Проблема цели и средств в сибирских повестях настолько обострена, что даже Ростанев, вопреки своей сути, говорит: «Знаешь, брат, надо хитрить. Поневоле Талейраном сделаешься» [2, 40]. Он только говорит. Но если уж такой герой высказывает подобные мысли, то, значит, они носятся в воздухе.

Теоретическая деятельность представлена здесь слабо. Не те герои. О науке известно лишь то, что для Ростанева «человек науки» — это высоко, а, положим, для Бахчеева — очень низко. О религии не спорят. Не до нее.

Много разговоров об искусстве и проблемах эстетических. Ругают дураком Шекспира, обноскины и опискины проповедуют свою наклонность к литературе. Поднята проблема положительного героя, проблема лакировки действительности, утилитарного подхода к искусству. Проблемы эти намечены. Развиты они будут позднее.

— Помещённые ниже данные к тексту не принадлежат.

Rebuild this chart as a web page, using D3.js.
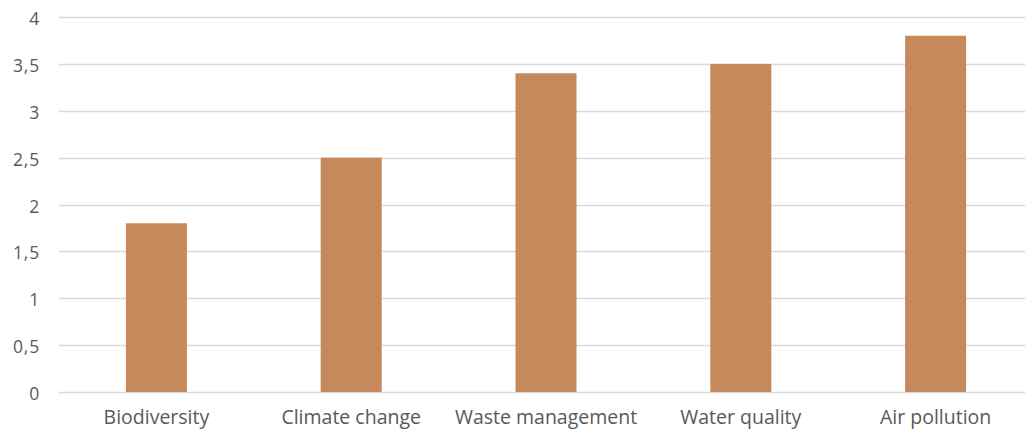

Дальнейшее развитие получила проблема свободы как основы деятельности. Обращает на себя внимание один аспект этой проблемы. Это развитие высказанного вскользь Муриным тезиса о тяжести для человека свободы и о принесении ее слабыми к ногам сильных. Здесь тиран Фома отнимает у людей свободу. Одни отдают ее безропотно, другие сначала ропщут, но все кончают тем, что приносят свою свободу к ногам деспота, преклоняются перед ним, поют ему гимны. И так до его смерти. После смерти ставят ему памятник «из белого мрамора», чувствуют себя сиротами, помнят каждое его слово. Узурпировавший власть дурак видится им, принесшим к его ногам свободу, уже не дураком. Проблема сильных и слабых, их отношения к свободе.

Все у Достоевского в сибирских повестях подчинено выявлению главного: сути человека, его личности, стилей мышления, нравственных ценностей, деятельности человека. Природа вводится в повествование лишь для более яркого отражения тех или иных качеств и поступков человека.

Главный герой повести, Фома Опискин, представлен через восприятие разных персонажей, чтобы рассмотреть его с разных сторон и более пристально. Порою автор рискует правдоподобием. Было бы более правдоподобно, если бы помещик Ростанев просто выгнал из дома посягающего на его свободу приживальщика Фому. Но такое не позволило бы провести мысли третьего круга — об асоциальном в стиле мышления человека.